»»

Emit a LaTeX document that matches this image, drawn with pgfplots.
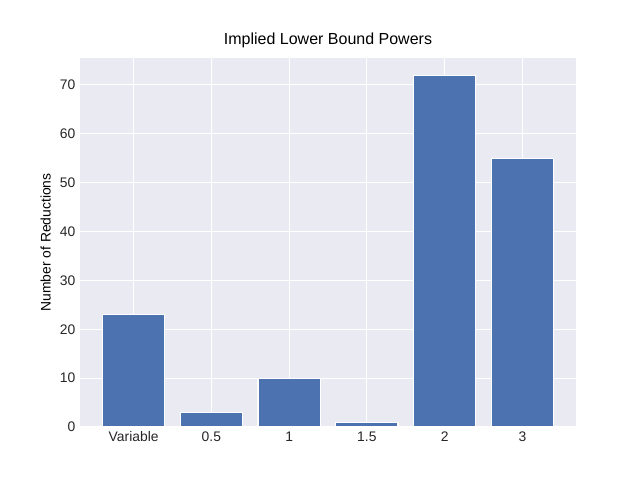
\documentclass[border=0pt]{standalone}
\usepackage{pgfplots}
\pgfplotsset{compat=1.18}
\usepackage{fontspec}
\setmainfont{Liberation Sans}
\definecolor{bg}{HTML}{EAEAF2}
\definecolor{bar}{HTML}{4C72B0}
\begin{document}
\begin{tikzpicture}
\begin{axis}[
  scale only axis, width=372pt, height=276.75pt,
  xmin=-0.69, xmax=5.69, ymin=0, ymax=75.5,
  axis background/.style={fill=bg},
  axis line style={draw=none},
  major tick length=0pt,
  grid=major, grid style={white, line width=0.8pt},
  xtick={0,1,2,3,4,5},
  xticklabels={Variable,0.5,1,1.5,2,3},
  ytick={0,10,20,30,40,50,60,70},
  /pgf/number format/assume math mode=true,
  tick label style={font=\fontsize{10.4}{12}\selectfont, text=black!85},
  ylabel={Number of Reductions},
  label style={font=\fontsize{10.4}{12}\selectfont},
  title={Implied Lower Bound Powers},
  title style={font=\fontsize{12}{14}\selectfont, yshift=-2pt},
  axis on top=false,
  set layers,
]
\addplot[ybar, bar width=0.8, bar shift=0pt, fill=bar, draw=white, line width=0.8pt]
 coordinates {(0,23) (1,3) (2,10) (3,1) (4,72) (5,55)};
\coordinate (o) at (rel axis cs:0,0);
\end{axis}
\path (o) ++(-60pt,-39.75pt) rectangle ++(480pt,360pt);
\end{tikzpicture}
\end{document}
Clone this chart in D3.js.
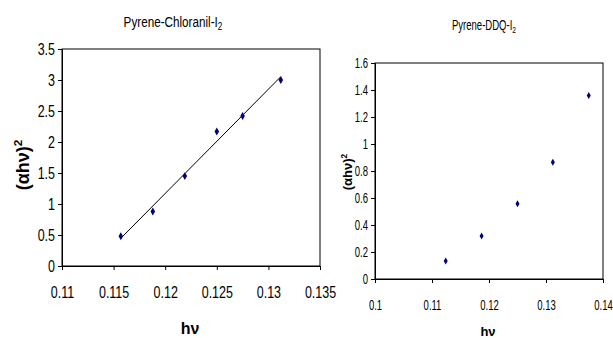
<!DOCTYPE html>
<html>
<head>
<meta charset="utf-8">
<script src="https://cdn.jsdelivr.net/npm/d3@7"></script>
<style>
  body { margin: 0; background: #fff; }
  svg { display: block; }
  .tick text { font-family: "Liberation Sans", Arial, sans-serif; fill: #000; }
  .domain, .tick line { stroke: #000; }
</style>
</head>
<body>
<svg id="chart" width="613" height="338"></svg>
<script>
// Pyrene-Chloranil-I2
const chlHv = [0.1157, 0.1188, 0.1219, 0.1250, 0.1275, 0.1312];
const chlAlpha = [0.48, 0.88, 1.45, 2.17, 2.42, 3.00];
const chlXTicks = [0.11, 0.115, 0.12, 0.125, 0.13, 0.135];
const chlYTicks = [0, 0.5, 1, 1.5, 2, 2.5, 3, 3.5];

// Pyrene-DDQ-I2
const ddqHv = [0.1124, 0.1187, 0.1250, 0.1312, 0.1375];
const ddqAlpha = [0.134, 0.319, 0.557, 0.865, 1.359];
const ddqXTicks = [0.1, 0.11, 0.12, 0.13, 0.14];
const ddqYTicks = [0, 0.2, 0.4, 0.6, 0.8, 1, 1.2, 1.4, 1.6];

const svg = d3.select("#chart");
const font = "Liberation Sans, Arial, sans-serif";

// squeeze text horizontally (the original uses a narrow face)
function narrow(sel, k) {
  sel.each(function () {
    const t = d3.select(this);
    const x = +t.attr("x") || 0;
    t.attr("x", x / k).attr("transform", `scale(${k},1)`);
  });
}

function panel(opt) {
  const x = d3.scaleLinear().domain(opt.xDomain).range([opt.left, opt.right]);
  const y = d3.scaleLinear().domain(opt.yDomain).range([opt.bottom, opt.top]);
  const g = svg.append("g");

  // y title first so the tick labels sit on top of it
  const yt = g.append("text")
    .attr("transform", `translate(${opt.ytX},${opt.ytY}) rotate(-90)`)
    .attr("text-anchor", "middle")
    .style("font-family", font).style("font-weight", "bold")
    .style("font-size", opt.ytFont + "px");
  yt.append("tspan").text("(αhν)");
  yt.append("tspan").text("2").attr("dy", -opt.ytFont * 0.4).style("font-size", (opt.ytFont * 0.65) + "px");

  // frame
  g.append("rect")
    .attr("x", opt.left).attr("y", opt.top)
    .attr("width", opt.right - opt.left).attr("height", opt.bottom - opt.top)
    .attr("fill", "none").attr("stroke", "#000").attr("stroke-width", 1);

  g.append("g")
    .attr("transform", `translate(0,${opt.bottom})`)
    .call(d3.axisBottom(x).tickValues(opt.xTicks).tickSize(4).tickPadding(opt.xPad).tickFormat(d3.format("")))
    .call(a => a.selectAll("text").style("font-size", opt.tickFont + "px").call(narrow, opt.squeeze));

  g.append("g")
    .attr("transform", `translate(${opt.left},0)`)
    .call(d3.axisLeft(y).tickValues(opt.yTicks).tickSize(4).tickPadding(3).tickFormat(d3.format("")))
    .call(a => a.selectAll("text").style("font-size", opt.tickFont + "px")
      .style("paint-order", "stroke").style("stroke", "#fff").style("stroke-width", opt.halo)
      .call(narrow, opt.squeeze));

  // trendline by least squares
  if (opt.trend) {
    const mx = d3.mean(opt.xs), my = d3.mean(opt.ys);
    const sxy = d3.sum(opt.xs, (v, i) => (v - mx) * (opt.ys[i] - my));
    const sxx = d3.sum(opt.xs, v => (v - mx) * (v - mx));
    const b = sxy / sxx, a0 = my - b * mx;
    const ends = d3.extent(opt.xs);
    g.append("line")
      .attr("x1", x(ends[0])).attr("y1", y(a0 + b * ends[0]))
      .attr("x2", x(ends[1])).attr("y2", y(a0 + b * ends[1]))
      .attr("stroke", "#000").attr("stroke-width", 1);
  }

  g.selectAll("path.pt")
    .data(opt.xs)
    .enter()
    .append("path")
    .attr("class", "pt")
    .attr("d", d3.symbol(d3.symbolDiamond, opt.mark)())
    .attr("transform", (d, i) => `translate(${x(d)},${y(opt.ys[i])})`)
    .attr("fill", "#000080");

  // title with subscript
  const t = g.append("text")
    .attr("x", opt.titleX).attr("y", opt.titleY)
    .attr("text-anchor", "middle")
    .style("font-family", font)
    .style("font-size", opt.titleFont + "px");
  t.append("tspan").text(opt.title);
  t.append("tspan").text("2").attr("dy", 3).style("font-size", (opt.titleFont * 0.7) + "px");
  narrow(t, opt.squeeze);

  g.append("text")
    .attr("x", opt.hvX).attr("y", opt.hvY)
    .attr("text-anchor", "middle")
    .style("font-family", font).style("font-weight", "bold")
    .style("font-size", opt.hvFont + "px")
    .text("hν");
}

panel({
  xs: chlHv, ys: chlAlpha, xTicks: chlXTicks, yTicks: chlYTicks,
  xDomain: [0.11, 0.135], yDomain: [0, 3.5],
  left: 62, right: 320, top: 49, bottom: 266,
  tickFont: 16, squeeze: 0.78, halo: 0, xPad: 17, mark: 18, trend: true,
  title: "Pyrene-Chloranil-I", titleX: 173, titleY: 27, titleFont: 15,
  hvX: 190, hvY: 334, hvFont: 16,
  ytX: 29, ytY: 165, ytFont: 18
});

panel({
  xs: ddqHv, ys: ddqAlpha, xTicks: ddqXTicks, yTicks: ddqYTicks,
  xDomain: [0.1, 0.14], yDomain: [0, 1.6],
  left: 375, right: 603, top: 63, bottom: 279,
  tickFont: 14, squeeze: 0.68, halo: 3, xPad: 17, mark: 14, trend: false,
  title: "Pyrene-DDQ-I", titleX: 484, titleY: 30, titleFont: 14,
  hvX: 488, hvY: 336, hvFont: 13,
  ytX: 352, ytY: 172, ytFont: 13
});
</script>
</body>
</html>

««

• [Set exercise] Transcribe every entry word for word, but skip the pictures.

• [Solved exercise]
Emit a LaTeX document that matches this image, drawn with pgfplots.
\documentclass[border=0pt]{standalone}
\usepackage{pgfplots}
\pgfplotsset{compat=1.18}
\usepackage{fontspec}
\setmainfont{Liberation Sans}
\definecolor{bg}{HTML}{EAEAF2}
\definecolor{bar}{HTML}{4C72B0}
\begin{document}
\begin{tikzpicture}
\begin{axis}[
  scale only axis, width=372pt, height=276.75pt,
  xmin=-0.69, xmax=5.69, ymin=0, ymax=75.5,
  axis background/.style={fill=bg},
  axis line style={draw=none},
  major tick length=0pt,
  grid=major, grid style={white, line width=0.8pt},
  xtick={0,1,2,3,4,5},
  xticklabels={Variable,0.5,1,1.5,2,3},
  ytick={0,10,20,30,40,50,60,70},
  /pgf/number format/assume math mode=true,
  tick label style={font=\fontsize{10.4}{12}\selectfont, text=black!85},
  ylabel={Number of Reductions},
  label style={font=\fontsize{10.4}{12}\selectfont},
  title={Implied Lower Bound Powers},
  title style={font=\fontsize{12}{14}\selectfont, yshift=-2pt},
  axis on top=false,
  set layers,
]
\addplot[ybar, bar width=0.8, bar shift=0pt, fill=bar, draw=white, line width=0.8pt]
 coordinates {(0,23) (1,3) (2,10) (3,1) (4,72) (5,55)};
\coordinate (o) at (rel axis cs:0,0);
\end{axis}
\path (o) ++(-60pt,-39.75pt) rectangle ++(480pt,360pt);
\end{tikzpicture}
\end{document}
Clone this chart in D3.js.
<!DOCTYPE html>
<html>
<head>
<meta charset="utf-8">
<script src="https://cdn.jsdelivr.net/npm/d3@7"></script>
<style>
  body { margin: 0; background: #fff; }
  svg { display: block; }
  .tick text { font-family: "Liberation Sans", Arial, sans-serif; fill: #000; }
  .domain, .tick line { stroke: #000; }
</style>
</head>
<body>
<svg id="chart" width="613" height="338"></svg>
<script>
// Pyrene-Chloranil-I2
const chlHv = [0.1157, 0.1188, 0.1219, 0.1250, 0.1275, 0.1312];
const chlAlpha = [0.48, 0.88, 1.45, 2.17, 2.42, 3.00];
const chlXTicks = [0.11, 0.115, 0.12, 0.125, 0.13, 0.135];
const chlYTicks = [0, 0.5, 1, 1.5, 2, 2.5, 3, 3.5];

// Pyrene-DDQ-I2
const ddqHv = [0.1124, 0.1187, 0.1250, 0.1312, 0.1375];
const ddqAlpha = [0.134, 0.319, 0.557, 0.865, 1.359];
const ddqXTicks = [0.1, 0.11, 0.12, 0.13, 0.14];
const ddqYTicks = [0, 0.2, 0.4, 0.6, 0.8, 1, 1.2, 1.4, 1.6];

const svg = d3.select("#chart");
const font = "Liberation Sans, Arial, sans-serif";

// squeeze text horizontally (the original uses a narrow face)
function narrow(sel, k) {
  sel.each(function () {
    const t = d3.select(this);
    const x = +t.attr("x") || 0;
    t.attr("x", x / k).attr("transform", `scale(${k},1)`);
  });
}

function panel(opt) {
  const x = d3.scaleLinear().domain(opt.xDomain).range([opt.left, opt.right]);
  const y = d3.scaleLinear().domain(opt.yDomain).range([opt.bottom, opt.top]);
  const g = svg.append("g");

  // y title first so the tick labels sit on top of it
  const yt = g.append("text")
    .attr("transform", `translate(${opt.ytX},${opt.ytY}) rotate(-90)`)
    .attr("text-anchor", "middle")
    .style("font-family", font).style("font-weight", "bold")
    .style("font-size", opt.ytFont + "px");
  yt.append("tspan").text("(αhν)");
  yt.append("tspan").text("2").attr("dy", -opt.ytFont * 0.4).style("font-size", (opt.ytFont * 0.65) + "px");

  // frame
  g.append("rect")
    .attr("x", opt.left).attr("y", opt.top)
    .attr("width", opt.right - opt.left).attr("height", opt.bottom - opt.top)
    .attr("fill", "none").attr("stroke", "#000").attr("stroke-width", 1);

  g.append("g")
    .attr("transform", `translate(0,${opt.bottom})`)
    .call(d3.axisBottom(x).tickValues(opt.xTicks).tickSize(4).tickPadding(opt.xPad).tickFormat(d3.format("")))
    .call(a => a.selectAll("text").style("font-size", opt.tickFont + "px").call(narrow, opt.squeeze));

  g.append("g")
    .attr("transform", `translate(${opt.left},0)`)
    .call(d3.axisLeft(y).tickValues(opt.yTicks).tickSize(4).tickPadding(3).tickFormat(d3.format("")))
    .call(a => a.selectAll("text").style("font-size", opt.tickFont + "px")
      .style("paint-order", "stroke").style("stroke", "#fff").style("stroke-width", opt.halo)
      .call(narrow, opt.squeeze));

  // trendline by least squares
  if (opt.trend) {
    const mx = d3.mean(opt.xs), my = d3.mean(opt.ys);
    const sxy = d3.sum(opt.xs, (v, i) => (v - mx) * (opt.ys[i] - my));
    const sxx = d3.sum(opt.xs, v => (v - mx) * (v - mx));
    const b = sxy / sxx, a0 = my - b * mx;
    const ends = d3.extent(opt.xs);
    g.append("line")
      .attr("x1", x(ends[0])).attr("y1", y(a0 + b * ends[0]))
      .attr("x2", x(ends[1])).attr("y2", y(a0 + b * ends[1]))
      .attr("stroke", "#000").attr("stroke-width", 1);
  }

  g.selectAll("path.pt")
    .data(opt.xs)
    .enter()
    .append("path")
    .attr("class", "pt")
    .attr("d", d3.symbol(d3.symbolDiamond, opt.mark)())
    .attr("transform", (d, i) => `translate(${x(d)},${y(opt.ys[i])})`)
    .attr("fill", "#000080");

  // title with subscript
  const t = g.append("text")
    .attr("x", opt.titleX).attr("y", opt.titleY)
    .attr("text-anchor", "middle")
    .style("font-family", font)
    .style("font-size", opt.titleFont + "px");
  t.append("tspan").text(opt.title);
  t.append("tspan").text("2").attr("dy", 3).style("font-size", (opt.titleFont * 0.7) + "px");
  narrow(t, opt.squeeze);

  g.append("text")
    .attr("x", opt.hvX).attr("y", opt.hvY)
    .attr("text-anchor", "middle")
    .style("font-family", font).style("font-weight", "bold")
    .style("font-size", opt.hvFont + "px")
    .text("hν");
}

panel({
  xs: chlHv, ys: chlAlpha, xTicks: chlXTicks, yTicks: chlYTicks,
  xDomain: [0.11, 0.135], yDomain: [0, 3.5],
  left: 62, right: 320, top: 49, bottom: 266,
  tickFont: 16, squeeze: 0.78, halo: 0, xPad: 17, mark: 18, trend: true,
  title: "Pyrene-Chloranil-I", titleX: 173, titleY: 27, titleFont: 15,
  hvX: 190, hvY: 334, hvFont: 16,
  ytX: 29, ytY: 165, ytFont: 18
});

panel({
  xs: ddqHv, ys: ddqAlpha, xTicks: ddqXTicks, yTicks: ddqYTicks,
  xDomain: [0.1, 0.14], yDomain: [0, 1.6],
  left: 375, right: 603, top: 63, bottom: 279,
  tickFont: 14, squeeze: 0.68, halo: 3, xPad: 17, mark: 14, trend: false,
  title: "Pyrene-DDQ-I", titleX: 484, titleY: 30, titleFont: 14,
  hvX: 488, hvY: 336, hvFont: 13,
  ytX: 352, ytY: 172, ytFont: 13
});
</script>
</body>
</html>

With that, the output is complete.